I'm happy to add this thoughtful review from Diane Donovan, senior editor, Midwest Review:
The Butcher's Daughter: A Memoir is not a story of meat-cutting, but of survival on its most basic level - and of the impact of that survival on family members generations later.

Florence Grende's parents survived the Nazi invasion in the Polish woods. She grew up in a house filled with ghosts. Images of martyred relatives haunted their lives: "In my home, framed photos of dead relatives stared out from our walls. Images of the martyred many spilled over from albums and shoeboxes, apparitions rising into the ether like ghosts. I was raised with them, the slain, the lost."

Grende brings readers into this world, which opens on an immigrant ship where a child clutching a doll knows that America - and hope - lies only an ocean away. She introduces her audience to a broken world where hopes for the future are in stark and sharp contrast to a too-immediate past filled with death and struggle, and emphasizes this immediacy using stinging, biting language that fully captures despair: "I haven't discovered yet that Mameh wonders why she's still alive, still gets up each morning tasting bitterness, choking on air, while the men in her family, her brother, father, uncle are all dead. I haven't discovered yet that Mameh views her own womanhood as less than: less than men, less than intelligent, less than worthy."

But hers is also a magical place of family members healing from the anguish of their past, brought to life in passages that simultaneously affirm life and death and the importance of these connections: "Carrots, fried onions, raw eggs, pike, and carp form a milky mixture. My grandmother's kerchief covered head bends low over the wooden bowl as she chops, shapes dumplings, then, with thick fingers, drops gefilte fish into boiling water. Opening her prayer book she faces east, whispers familiar words while the big pot bubbles, steam rising, then disappearing into air. The day before, the carp swam lazy circles in our tub, its mouth a slow series of o's. Bubbe grasps the chicken by its yellow legs, holds on tight, swings it high over my head three times, reciting a blessing with each revolution. I watch its flurry of feathers spread wide, the snow white of wing. I am eight or nine, awestruck that this wild creature, appearing like an angel, is in our apartment."

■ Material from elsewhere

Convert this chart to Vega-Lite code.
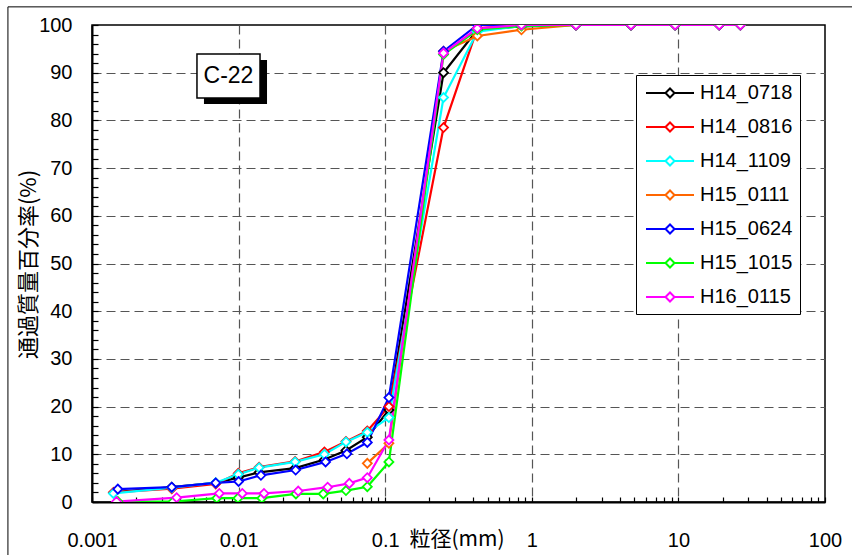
{
  "$schema": "https://vega.github.io/schema/vega-lite/v6.json",
  "width": 733,
  "height": 477,
  "autosize": "none",
  "padding": {"left": 92, "top": 25, "right": 27, "bottom": 53},
  "background": "white",
  "config": {
    "view": {"stroke": "black", "strokeWidth": 1.5},
    "font": "Liberation Sans"
  },
  "datasets": {
    "psd": [
      {"s": "H14_0718", "d": 0.00141, "p": 2.0},
      {"s": "H14_0718", "d": 0.0035, "p": 3.1},
      {"s": "H14_0718", "d": 0.00698, "p": 4.0},
      {"s": "H14_0718", "d": 0.00995, "p": 5.1},
      {"s": "H14_0718", "d": 0.0138, "p": 6.2},
      {"s": "H14_0718", "d": 0.0243, "p": 7.1},
      {"s": "H14_0718", "d": 0.0385, "p": 8.9},
      {"s": "H14_0718", "d": 0.054, "p": 10.8},
      {"s": "H14_0718", "d": 0.0755, "p": 13.6},
      {"s": "H14_0718", "d": 0.106, "p": 19.3},
      {"s": "H14_0718", "d": 0.25, "p": 90.0},
      {"s": "H14_0718", "d": 0.425, "p": 99.0},
      {"s": "H14_0718", "d": 0.85, "p": 99.7},
      {"s": "H14_0718", "d": 2, "p": 100},
      {"s": "H14_0718", "d": 4.75, "p": 100},
      {"s": "H14_0718", "d": 9.5, "p": 100},
      {"s": "H14_0718", "d": 19, "p": 100},
      {"s": "H14_0718", "d": 26.5, "p": 100},

      {"s": "H14_0816", "d": 0.0014, "p": 2.0},
      {"s": "H14_0816", "d": 0.0035, "p": 2.8},
      {"s": "H14_0816", "d": 0.00698, "p": 3.8},
      {"s": "H14_0816", "d": 0.00995, "p": 6.0},
      {"s": "H14_0816", "d": 0.0138, "p": 7.3},
      {"s": "H14_0816", "d": 0.0243, "p": 8.5},
      {"s": "H14_0816", "d": 0.0385, "p": 10.5},
      {"s": "H14_0816", "d": 0.054, "p": 12.7},
      {"s": "H14_0816", "d": 0.0755, "p": 14.9},
      {"s": "H14_0816", "d": 0.106, "p": 20.0},
      {"s": "H14_0816", "d": 0.25, "p": 78.5},
      {"s": "H14_0816", "d": 0.425, "p": 99.3},
      {"s": "H14_0816", "d": 0.85, "p": 100},
      {"s": "H14_0816", "d": 2, "p": 100},
      {"s": "H14_0816", "d": 4.75, "p": 100},
      {"s": "H14_0816", "d": 9.5, "p": 100},
      {"s": "H14_0816", "d": 19, "p": 100},
      {"s": "H14_0816", "d": 26.5, "p": 100},

      {"s": "H14_1109", "d": 0.0014, "p": 1.8},
      {"s": "H14_1109", "d": 0.0035, "p": 3.0},
      {"s": "H14_1109", "d": 0.00698, "p": 4.05},
      {"s": "H14_1109", "d": 0.00995, "p": 5.8},
      {"s": "H14_1109", "d": 0.0138, "p": 7.2},
      {"s": "H14_1109", "d": 0.0243, "p": 8.4},
      {"s": "H14_1109", "d": 0.0385, "p": 10.0},
      {"s": "H14_1109", "d": 0.054, "p": 12.6},
      {"s": "H14_1109", "d": 0.0755, "p": 14.6},
      {"s": "H14_1109", "d": 0.106, "p": 17.7},
      {"s": "H14_1109", "d": 0.25, "p": 84.8},
      {"s": "H14_1109", "d": 0.425, "p": 98.6},
      {"s": "H14_1109", "d": 0.85, "p": 99.8},
      {"s": "H14_1109", "d": 2, "p": 100},
      {"s": "H14_1109", "d": 4.75, "p": 100},
      {"s": "H14_1109", "d": 9.5, "p": 100},
      {"s": "H14_1109", "d": 19, "p": 100},
      {"s": "H14_1109", "d": 26.5, "p": 100},

      {"s": "H15_0111", "d": 0.0755, "p": 8.1},
      {"s": "H15_0111", "d": 0.106, "p": 12.3},
      {"s": "H15_0111", "d": 0.25, "p": 94.5},
      {"s": "H15_0111", "d": 0.425, "p": 97.7},
      {"s": "H15_0111", "d": 0.85, "p": 99.0},
      {"s": "H15_0111", "d": 2, "p": 100},
      {"s": "H15_0111", "d": 4.75, "p": 100},
      {"s": "H15_0111", "d": 9.5, "p": 100},
      {"s": "H15_0111", "d": 19, "p": 100},
      {"s": "H15_0111", "d": 26.5, "p": 100},

      {"s": "H15_0624", "d": 0.0015, "p": 2.7},
      {"s": "H15_0624", "d": 0.0035, "p": 3.1},
      {"s": "H15_0624", "d": 0.00698, "p": 4.0},
      {"s": "H15_0624", "d": 0.01, "p": 4.3},
      {"s": "H15_0624", "d": 0.0142, "p": 5.6},
      {"s": "H15_0624", "d": 0.0245, "p": 6.7},
      {"s": "H15_0624", "d": 0.0392, "p": 8.4},
      {"s": "H15_0624", "d": 0.0548, "p": 10.1},
      {"s": "H15_0624", "d": 0.0755, "p": 12.5},
      {"s": "H15_0624", "d": 0.106, "p": 21.9},
      {"s": "H15_0624", "d": 0.25, "p": 94.5},
      {"s": "H15_0624", "d": 0.425, "p": 100},
      {"s": "H15_0624", "d": 0.85, "p": 100},
      {"s": "H15_0624", "d": 2, "p": 100},
      {"s": "H15_0624", "d": 4.75, "p": 100},
      {"s": "H15_0624", "d": 9.5, "p": 100},
      {"s": "H15_0624", "d": 19, "p": 100},
      {"s": "H15_0624", "d": 26.5, "p": 100},

      {"s": "H15_1015", "d": 0.0015, "p": 0.1},
      {"s": "H15_1015", "d": 0.00358, "p": 0.1},
      {"s": "H15_1015", "d": 0.0071, "p": 0.8},
      {"s": "H15_1015", "d": 0.0099, "p": 0.8},
      {"s": "H15_1015", "d": 0.0144, "p": 0.8},
      {"s": "H15_1015", "d": 0.0246, "p": 1.7},
      {"s": "H15_1015", "d": 0.0378, "p": 1.7},
      {"s": "H15_1015", "d": 0.054, "p": 2.4},
      {"s": "H15_1015", "d": 0.0755, "p": 3.2},
      {"s": "H15_1015", "d": 0.106, "p": 8.4},
      {"s": "H15_1015", "d": 0.25, "p": 93.8},
      {"s": "H15_1015", "d": 0.425, "p": 99.0},
      {"s": "H15_1015", "d": 0.85, "p": 99.8},
      {"s": "H15_1015", "d": 2, "p": 100},
      {"s": "H15_1015", "d": 4.75, "p": 100},
      {"s": "H15_1015", "d": 9.5, "p": 100},
      {"s": "H15_1015", "d": 19, "p": 100},
      {"s": "H15_1015", "d": 26.5, "p": 100},

      {"s": "H16_0115", "d": 0.00147, "p": 0.1},
      {"s": "H16_0115", "d": 0.00378, "p": 0.9},
      {"s": "H16_0115", "d": 0.00739, "p": 1.8},
      {"s": "H16_0115", "d": 0.0106, "p": 1.8},
      {"s": "H16_0115", "d": 0.0149, "p": 1.8},
      {"s": "H16_0115", "d": 0.0255, "p": 2.3},
      {"s": "H16_0115", "d": 0.0405, "p": 3.1},
      {"s": "H16_0115", "d": 0.0569, "p": 3.9},
      {"s": "H16_0115", "d": 0.0755, "p": 5.1},
      {"s": "H16_0115", "d": 0.106, "p": 13.0},
      {"s": "H16_0115", "d": 0.25, "p": 94.1},
      {"s": "H16_0115", "d": 0.425, "p": 99.3},
      {"s": "H16_0115", "d": 0.85, "p": 100},
      {"s": "H16_0115", "d": 2, "p": 100},
      {"s": "H16_0115", "d": 4.75, "p": 100},
      {"s": "H16_0115", "d": 9.5, "p": 100},
      {"s": "H16_0115", "d": 19, "p": 100},
      {"s": "H16_0115", "d": 26.5, "p": 100}
    ],
    "tag": [{"label": "C-22"}]
  },
  "layer": [
    {
      "data": {"name": "psd"},
      "encoding": {
        "x": {
          "field": "d",
          "type": "quantitative",
          "scale": {"type": "log", "domain": [0.001, 100], "nice": false},
          "axis": {
            "title": "粒径(mm)",
            "titleFont": "Noto Sans CJK JP",
            "titleFontSize": 21,
            "titleFontWeight": "normal",
            "titleColor": "black",
            "titleX": 317,
            "titleY": 37,
            "titleAlign": "left",
            "titleBaseline": "middle",
            "tickCount": 500,
            "values": [0.001, 0.002, 0.003, 0.004, 0.005, 0.006, 0.007, 0.008, 0.009,
                       0.01, 0.02, 0.03, 0.04, 0.05, 0.06, 0.07, 0.08, 0.09,
                       0.1, 0.2, 0.3, 0.4, 0.5, 0.6, 0.7, 0.8, 0.9,
                       1, 2, 3, 4, 5, 6, 7, 8, 9,
                       10, 20, 30, 40, 50, 60, 70, 80, 90, 100],
            "labelExpr": "indexof([0.001, 0.01, 0.1, 1, 10, 100], datum.value) >= 0 ? format(datum.value, '~g') : ''",
            "labelFontSize": 20,
            "labelColor": "black",
            "labelPadding": 33,
            "labelOverlap": false,
            "labelFlush": false,
            "domainColor": "black",
            "domainWidth": 2,
            "ticks": true,
            "tickSize": -5,
            "tickColor": "black",
            "tickWidth": 1.2,
            "grid": true,
            "gridColor": "#555555",
            "gridDash": [9, 5],
            "gridWidth": 1.2,
            "gridOpacity": {"condition": {"test": "indexof([0.01, 0.1, 1, 10], datum.value) >= 0", "value": 1}, "value": 0}
          }
        },
        "y": {
          "field": "p",
          "type": "quantitative",
          "scale": {"domain": [0, 100], "nice": false},
          "axis": {
            "title": "通過質量百分率(%)",
            "titleFont": "Noto Sans CJK JP",
            "titleFontSize": 22,
            "titleFontWeight": "normal",
            "titleColor": "black",
            "titleAngle": -90,
            "titleX": -64,
            "titleY": 239,
            "titleAlign": "center",
            "titleBaseline": "middle",
            "tickCount": 500,
            "values": [0, 2, 4, 6, 8, 10, 12, 14, 16, 18, 20, 22, 24, 26, 28, 30, 32, 34, 36, 38, 40,
                       42, 44, 46, 48, 50, 52, 54, 56, 58, 60, 62, 64, 66, 68, 70, 72, 74, 76, 78, 80,
                       82, 84, 86, 88, 90, 92, 94, 96, 98, 100],
            "labelExpr": "datum.value % 10 === 0 ? format(datum.value, 'd') : ''",
            "labelFontSize": 20,
            "labelColor": "black",
            "labelPadding": 26,
            "labelOverlap": false,
            "labelFlush": false,
            "domainColor": "black",
            "domainWidth": 2,
            "ticks": true,
            "tickSize": -6,
            "tickColor": "black",
            "tickWidth": 1.2,
            "grid": true,
            "gridColor": "#555555",
            "gridDash": [9, 5],
            "gridWidth": 1.2,
            "gridOpacity": {"condition": {"test": "datum.value % 10 === 0 && datum.value > 0 && datum.value < 100", "value": 1}, "value": 0}
          }
        },
        "color": {
          "field": "s",
          "type": "nominal",
          "scale": {
            "domain": ["H14_0718", "H14_0816", "H14_1109", "H15_0111", "H15_0624", "H15_1015", "H16_0115"],
            "range": ["#000000", "#FF0000", "#00FFFF", "#FF6600", "#0000FF", "#00FF00", "#FF00FF"]
          },
          "legend": {
            "orient": "none",
            "legendX": 544,
            "legendY": 50,
            "title": null,
            "strokeColor": "black",
            "fillColor": "white",
            "padding": 7,
            "symbolType": "M-2.4,0L-0.45,0M0.45,0L2.4,0M-0.45,0L0,-0.45L0.45,0L0,0.45Z",
            "symbolSize": 400,
            "symbolStrokeWidth": 2,
            "symbolFillColor": "white",
            "symbolOffset": 16,
            "labelOffset": 19,
            "labelFont": "Liberation Sans",
            "labelFontSize": 20,
            "labelColor": "black",
            "labelLimit": 200,
            "rowPadding": 13
          }
        }
      },
      "layer": [
        {"mark": {"type": "line", "strokeWidth": 2.2, "clip": true}},
        {"mark": {"type": "point", "shape": "diamond", "filled": false, "fill": "white", "fillOpacity": 1, "opacity": 1, "size": 81, "strokeWidth": 1.8, "clip": true}}
      ]
    },
    {
      "data": {"values": [{}]},
      "mark": {"type": "rect", "fill": null, "stroke": "black", "strokeWidth": 1, "clip": false},
      "encoding": {
        "x": {"datum": 0.000267, "type": "quantitative"},
        "x2": {"datum": 1000000},
        "y": {"datum": -30, "type": "quantitative"},
        "y2": {"datum": 103.8}
      }
    },
    {
      "data": {"name": "tag"},
      "mark": {"type": "rect", "fill": "black", "xOffset": 7, "x2Offset": 7, "yOffset": 6, "y2Offset": 6},
      "encoding": {
        "x": {"datum": 0.0052, "type": "quantitative"},
        "x2": {"datum": 0.014},
        "y": {"datum": 93.9, "type": "quantitative"},
        "y2": {"datum": 84.7}
      }
    },
    {
      "data": {"name": "tag"},
      "mark": {"type": "rect", "fill": "white", "stroke": "black", "strokeWidth": 1.5},
      "encoding": {
        "x": {"datum": 0.0052, "type": "quantitative"},
        "x2": {"datum": 0.014},
        "y": {"datum": 93.9, "type": "quantitative"},
        "y2": {"datum": 84.7}
      }
    },
    {
      "data": {"name": "tag"},
      "mark": {"type": "text", "font": "Liberation Sans", "fontSize": 23, "color": "black", "align": "center", "baseline": "middle"},
      "encoding": {
        "x": {"datum": 0.00853, "type": "quantitative"},
        "y": {"datum": 89.3, "type": "quantitative"},
        "text": {"field": "label"}
      }
    }
  ]
}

Many family memoirs and memoirs of survival and struggle fall short of depicting the very nuances they seek to bring to life; but this isn't so in The Butcher's Daughter. Florence Grende's ability to lift the moments, impressions, thoughts, and passions from experience and capture them in their crystalline seconds of agony and ecstasy elevates her story above and beyond similar-sounding accounts, creating an singularly striking piece that doesn't have to hammer home its message, because every whisper is a powerhouse of passion.

"Here's how I feel it still ..." is a phrase replete in every chapter and throughout her story, running swiftly and slowly like a river of emotion that turns into a stream, then rages.

Florence Grende is a witness, safekeeping memories and dreams for herself, her family, and future generations. Come along with her on a journey that winds from a family's struggles not just to survive, but with survival's aftermath. It's a journey centered in ancient customs and rituals and modern translations and dilemmas and, under her hand, is one which evolves from being nobody's business to being everyone's business, reaching deep into closely-held memories to pluck out the gems of wisdom that keep life meaningful.